In the SE1 area of London, along the quiet and unassuming backstreet of Redcross Way, you will come upon a large and seemingly vacant plot of land. This piece of urban greenery is actually Cross Bones Graveyard and is the resting place of countless bodies to those who were forbidden from being buried within consecrated grounds. This plot was originally established towards the late medieval era to house the bodies of the hundreds if not thousands of prostitutes that plied their trade in the area, what was once one of the most dark and lawless in all of London. As the land here belonged not to the City of London, but instead to the Bishop of Winchester the ladies that plied their trade in its dirty streets were locally referred to as ‘Winchester Geese’. The cemetery was originally given the name of the ‘Single Woman’s Churchyard’ although of course, there is no church adjacent to the plot.

Sordid Southwark

As the years passed the cemetery also became the site of many pauper burials and the final resting place of the homeless and transient section of society, as well as the criminal classes.

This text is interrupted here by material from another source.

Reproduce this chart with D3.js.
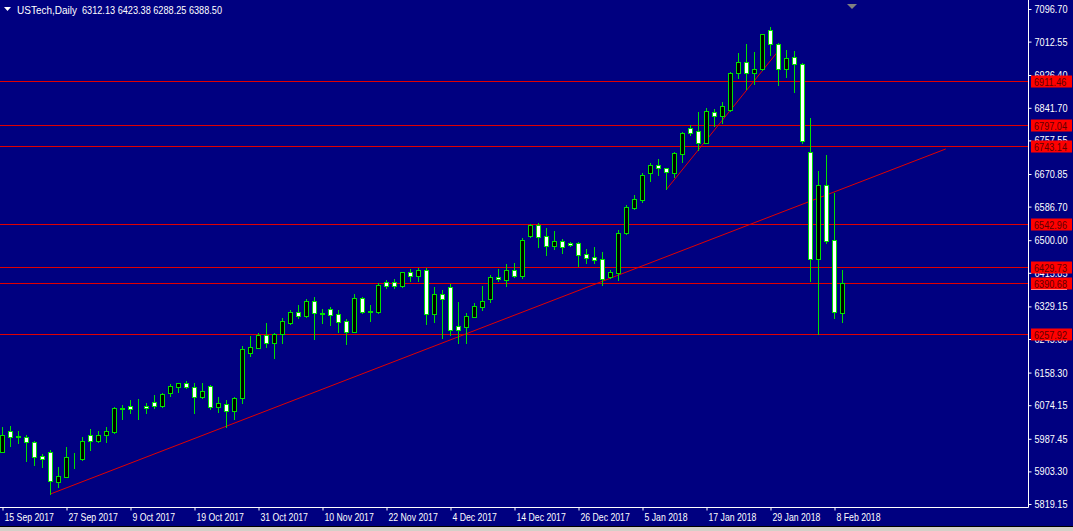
<!DOCTYPE html>
<html><head><meta charset="utf-8">
<script src="https://cdn.jsdelivr.net/npm/d3@7"></script>
<style>
html,body{margin:0;padding:0;background:#000080;overflow:hidden}
svg text{font-family:"Liberation Sans",Arial,sans-serif;}
</style></head>
<body><svg id="c" width="1073" height="531"></svg>
<script>
const dates = ["2017-09-15","2017-09-18","2017-09-19","2017-09-20","2017-09-21","2017-09-22","2017-09-25","2017-09-26","2017-09-27","2017-09-28","2017-09-29",
"2017-10-02","2017-10-03","2017-10-04","2017-10-05","2017-10-06","2017-10-09","2017-10-10","2017-10-11","2017-10-12","2017-10-13","2017-10-16","2017-10-17","2017-10-18","2017-10-19","2017-10-20","2017-10-23","2017-10-24","2017-10-25","2017-10-26","2017-10-27","2017-10-30","2017-10-31",
"2017-11-01","2017-11-02","2017-11-03","2017-11-06","2017-11-07","2017-11-08","2017-11-09","2017-11-10","2017-11-13","2017-11-14","2017-11-15","2017-11-16","2017-11-17","2017-11-20","2017-11-21","2017-11-22","2017-11-23","2017-11-24","2017-11-27","2017-11-28","2017-11-29","2017-11-30",
"2017-12-01","2017-12-04","2017-12-05","2017-12-06","2017-12-07","2017-12-08","2017-12-11","2017-12-12","2017-12-13","2017-12-14","2017-12-15","2017-12-18","2017-12-19","2017-12-20","2017-12-21","2017-12-22","2017-12-25","2017-12-26","2017-12-27","2017-12-28","2017-12-29",
"2018-01-01","2018-01-02","2018-01-03","2018-01-04","2018-01-05","2018-01-08","2018-01-09","2018-01-10","2018-01-11","2018-01-12","2018-01-15","2018-01-16","2018-01-17","2018-01-18","2018-01-19","2018-01-22","2018-01-23","2018-01-24","2018-01-25","2018-01-26","2018-01-29","2018-01-30","2018-01-31",
"2018-02-01","2018-02-02","2018-02-05","2018-02-06","2018-02-07","2018-02-08","2018-02-09"];

const open  = [5954.1,6007.6,5994.7,5992.9,5978.4,5942.3,5953.4,5876.7,5889.6,5939.2,5935.3,5996.5,5981.8,5996.5,6005.8,6066.2,6072.1,6068.2,6072.1,6081.6,6072.9,6106.4,6121.9,6130.7,6120.4,6094.5,6123.7,6070.3,6076.5,6060.0,6092.0,6209.6,6222.6,6255.3,6233.9,6257.9,6285.5,6314.7,6305.1,6343.1,6312.1,6321.7,6309.5,6290.7,6263.9,6350.1,6316.0,6315.5,6391.3,6391.3,6382.6,6417.2,6408.4,6423.1,6308.8,6360.4,6380.0,6278.6,6276.0,6302.6,6328.4,6347.5,6405.8,6397.3,6423.1,6407.6,6510.8,6539.2,6510.8,6485.0,6497.9,6493.6,6493.6,6464.4,6455.9,6450.7,6405.8,6414.6,6517.8,6583.9,6603.8,6674.2,6694.1,6685.6,6674.2,6721.7,6788.8,6782.6,6751.6,6830.1,6820.5,6836.0,6930.8,6959.1,6930.8,6941.1,7042.5,7005.6,6941.1,6972.0,6954.0,6726.9,6450.7,6642.5,6500.5,6312.13];
const high  = [6018.7,6020.5,6007.6,5996.0,5981.8,5948.2,5958.5,5913.9,5967.0,5951.6,5991.3,6012.0,6008.3,6018.7,6070.3,6074.7,6087.6,6089.4,6079.1,6100.5,6106.4,6128.9,6132.2,6136.6,6131.4,6130.7,6126.3,6094.5,6087.6,6094.5,6226.9,6252.8,6259.7,6287.1,6260.5,6298.4,6319.9,6332.8,6347.5,6352.6,6321.7,6326.8,6319.9,6296.6,6360.4,6354.2,6332.8,6388.8,6397.3,6399.9,6418.7,6425.7,6429.0,6429.0,6380.0,6371.5,6386.2,6341.3,6312.1,6338.7,6381.8,6410.2,6424.9,6438.6,6440.4,6504.9,6541.8,6545.2,6530.7,6524.5,6502.3,6495.3,6495.3,6476.5,6481.7,6470.3,6423.1,6526.3,6590.9,6616.7,6672.7,6698.5,6708.8,6686.4,6728.4,6780.0,6797.3,6830.9,6840.4,6837.8,6857.5,6934.9,6983.9,7006.4,6986.5,7032.2,7049.5,7008.2,6990.9,6988.3,6956.6,6814.6,6678.6,6719.9,6621.0,6423.38];
const low   = [5952.1,5969.6,5977.4,5930.9,5919.8,5913.9,5845.0,5863.8,5887.6,5912.8,5932.7,5958.5,5979.2,5979.2,6003.2,6037.8,6053.2,6038.5,6054.8,6067.7,6070.3,6098.7,6107.4,6117.8,6054.0,6092.0,6063.6,6057.4,6018.7,6037.8,6080.6,6201.1,6221.0,6225.1,6195.2,6235.4,6283.7,6298.4,6302.6,6245.8,6285.5,6281.1,6263.9,6232.1,6262.3,6311.3,6292.2,6312.9,6375.9,6375.9,6380.0,6394.7,6394.7,6283.7,6289.7,6246.8,6255.3,6233.9,6234.7,6301.0,6319.9,6341.3,6394.7,6381.8,6405.8,6401.7,6509.0,6481.7,6461.8,6476.5,6467.7,6485.9,6433.4,6440.4,6440.4,6384.4,6401.7,6397.3,6516.0,6580.5,6599.4,6653.6,6668.3,6631.4,6663.9,6702.6,6771.5,6732.8,6750.1,6794.7,6801.7,6834.2,6917.9,6889.5,6902.4,6939.3,6978.0,6900.6,6922.0,6883.3,6751.6,6394.7,6257.9,6492.0,6298.4,6288.25];
const close = [5997.2,5991.3,5992.1,5978.4,5941.2,5936.1,5878.5,5892.2,5940.5,5940.5,5981.8,5982.5,5997.2,6007.6,6066.2,6065.4,6064.3,6067.2,6066.9,6072.9,6103.1,6123.7,6130.7,6120.4,6096.1,6111.6,6070.3,6079.1,6060.0,6092.0,6218.4,6223.6,6255.3,6233.9,6257.9,6290.7,6314.7,6305.1,6343.1,6311.3,6310.8,6306.9,6289.7,6263.9,6350.1,6313.9,6314.9,6384.4,6382.6,6382.6,6417.2,6408.4,6423.1,6308.8,6360.4,6347.5,6268.2,6268.2,6303.6,6330.2,6343.9,6405.8,6399.1,6423.1,6407.6,6500.5,6539.2,6509.0,6485.0,6497.9,6483.2,6487.6,6461.8,6454.8,6448.9,6399.1,6417.9,6517.8,6584.9,6605.6,6668.3,6694.1,6685.6,6675.2,6724.3,6775.9,6777.4,6751.6,6834.2,6821.3,6846.4,6932.3,6959.1,6930.8,6941.1,7031.4,7005.6,6941.1,6969.5,6954.0,6756.8,6450.7,6642.5,6498.7,6313.9,6388.50];

const priceTicks = ["7096.70","7012.55","6926.40","6841.70","6757.55","6670.85","6586.70","6500.00","6415.85","6329.15","6245.00","6158.30","6074.15","5987.45","5903.30","5819.15"];
const dateTickIdx = [0,8,16,24,32,40,48,56,64,72,80,88,96,104];
const levels = [6911.46,6797.04,6743.14,6542.96,6429.73,6390.68,6257.92];
const trendA_idx = [6,117.9], trendA_px = [5845.0,6735.4];
const trendB_idx = [83,97], trendB_px = [6631.4,6989.0];
const symbol = "USTech,Daily";

const W=1073,H=531, plotR=1028, plotB=507;
const svg=d3.select("#c");
svg.append("rect").attr("width",W).attr("height",H).attr("fill","#000080");

const x=d3.scaleLinear().domain([0,1]).range([2,10]);
const y=d3.scaleLinear().domain([5819.15,7096.70]).range([504,9]);
const parse=d3.timeParse("%Y-%m-%d"), fmt=d3.timeFormat("%-d %b %Y");

function squeeze(sel,k){sel.each(function(){const w=this.getComputedTextLength();this.setAttribute("textLength",(w*k).toFixed(1));this.setAttribute("lengthAdjust","spacingAndGlyphs");});}

const plot=svg.append("g");
const RED="#e00000", GREEN="#00e000";
const last=open.length-1;

// bid line
plot.append("line").attr("x1",0).attr("x2",plotR).attr("y1",Math.round(y(close[last]))+0.5).attr("y2",Math.round(y(close[last]))+0.5)
  .attr("stroke","#c8b8c8").attr("stroke-width",1);

plot.selectAll("line.lvl").data(levels).join("line").attr("class","lvl")
  .attr("x1",0).attr("x2",plotR).attr("y1",d=>Math.round(y(d))+0.5).attr("y2",d=>Math.round(y(d))+0.5)
  .attr("stroke",RED).attr("stroke-width",1);

[[trendA_idx,trendA_px],[trendB_idx,trendB_px]].forEach(([ix,px])=>{
  plot.append("line").attr("x1",x(ix[0])+0.5).attr("y1",y(px[0])).attr("x2",x(ix[1])+0.5).attr("y2",y(px[1]))
    .attr("stroke",RED).attr("stroke-width",1);
});

const bars=open.map((o,i)=>({i,o,h:high[i],l:low[i],c:close[i]}));
const g=plot.selectAll("g.bar").data(bars).join("g").attr("class","bar");
g.append("line").attr("x1",d=>x(d.i)+0.5).attr("x2",d=>x(d.i)+0.5)
  .attr("y1",d=>Math.round(y(d.h))).attr("y2",d=>Math.round(y(d.l))+1).attr("stroke",GREEN);
g.append("rect").attr("x",d=>x(d.i)-1.5).attr("width",4)
  .attr("y",d=>Math.round(y(Math.max(d.o,d.c)))+0.5)
  .attr("height",d=>Math.max(0,Math.round(y(Math.min(d.o,d.c)))-Math.round(y(Math.max(d.o,d.c)))))
  .attr("fill",d=>d.c>=d.o?"#000000":"#ffffff").attr("stroke",GREEN).attr("stroke-width",1);

// title
svg.append("path").attr("d","M4,7 L11,7 L7.5,11 Z").attr("fill","#fff");
svg.append("text").attr("x",17).attr("y",14).attr("fill","#fff").attr("font-size",11)
  .text(symbol).attr("textLength",60).attr("lengthAdjust","spacingAndGlyphs");
svg.append("text").attr("x",82).attr("y",14).attr("fill","#fff").attr("font-size",11)
  .text(`${open[last].toFixed(2)} ${high[last].toFixed(2)} ${low[last].toFixed(2)} ${close[last].toFixed(2)}`)
  .attr("textLength",140).attr("lengthAdjust","spacingAndGlyphs");
svg.append("path").attr("d","M847,4 L857,4 L852,9 Z").attr("fill","#808080");

// right axis
const ya=svg.append("g").attr("transform",`translate(${plotR+0.5},0)`)
  .call(d3.axisRight(y).tickValues(priceTicks.map(Number)).tickSize(3).tickSizeOuter(0).tickFormat((d,i)=>priceTicks[i]));
ya.select(".domain").remove();
ya.selectAll("line").attr("stroke","#fff");
ya.selectAll("text").attr("fill","#fff").attr("font-size",11).attr("x",6).call(squeeze,0.83);
svg.append("line").attr("x1",plotR+0.5).attr("x2",plotR+0.5).attr("y1",0).attr("y2",plotB+0.5).attr("stroke","#fff");

// bid label (mostly hidden under the level label)
svg.append("rect").attr("x",1031).attr("y",Math.round(y(close[last]))-5).attr("width",36).attr("height",12).attr("fill","#ffffff");

// level labels
const lab=svg.selectAll("g.ll").data(levels).join("g").attr("class","ll")
  .attr("transform",d=>`translate(1031,${Math.round(y(d))})`);
lab.append("rect").attr("x",0).attr("y",-5.5).attr("width",41).attr("height",12).attr("fill","#ff0000");
lab.append("text").attr("x",3).attr("y",4.5).attr("font-size",11).attr("fill","#600000").text(d=>d.toFixed(2)).call(squeeze,0.83);

// bottom axis
const xa=svg.append("g").attr("transform",`translate(0,${plotB+0.5})`)
  .call(d3.axisBottom(x).tickValues(dateTickIdx).tickSize(3).tickSizeOuter(0).tickFormat(i=>fmt(parse(dates[i]))));
xa.select(".domain").attr("stroke","#fff").attr("d",`M0,0H${plotR+0.5}`);
xa.selectAll(".tick line").attr("stroke","#fff").attr("transform","translate(0.5,0)");
xa.selectAll(".tick text").attr("fill","#fff").attr("font-size",11).attr("text-anchor","start").attr("x",2).attr("y",6).attr("dy","0.71em").call(squeeze,0.79);

// bottom strip
svg.append("rect").attr("x",0).attr("y",526).attr("width",W).attr("height",5).attr("fill","#d4d0c8");
svg.append("line").attr("x1",0).attr("x2",W).attr("y1",526.5).attr("y2",526.5).attr("stroke","#000");
</script></body></html>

This part of London was a true den of iniquity and its many legalised unsavoury diversions such as bull and bear baiting, as well as dog and cock fighting, and the many theatres and hostelries led to it being described as London’s ‘Pleasure Garden’. With so many of societies undesirables flocking to the area the cemetery was soon filled to capacity, and was abandoned around 1850 due to serious health and safety concerns.

Unsavoury Excavations

In 1992 as part of the work on the extension of the Jubilee Underground Line the Museum of London undertook an excavation at the cemetery.  They found that body after body lay unceremoniously piled on top of another, making it more of a mass grave than a graveyard proper. In total they excavated 148 graves which all dated between 1800 and 1853. One shocking discovery was that over half of the population of the cemetery was under five years of age at the time of their death, making for a staggeringly high infant mortality rate at that time. The plot was beyond overcrowded placing the surrounding area, at the time the cemetery was in use at serious risk of disease. The main causes of death cited for the excavated dead were smallpox, rickets, scurvy and tuberculosis a clear indication of just how sordid this ‘Pleasure Garden’ actually was.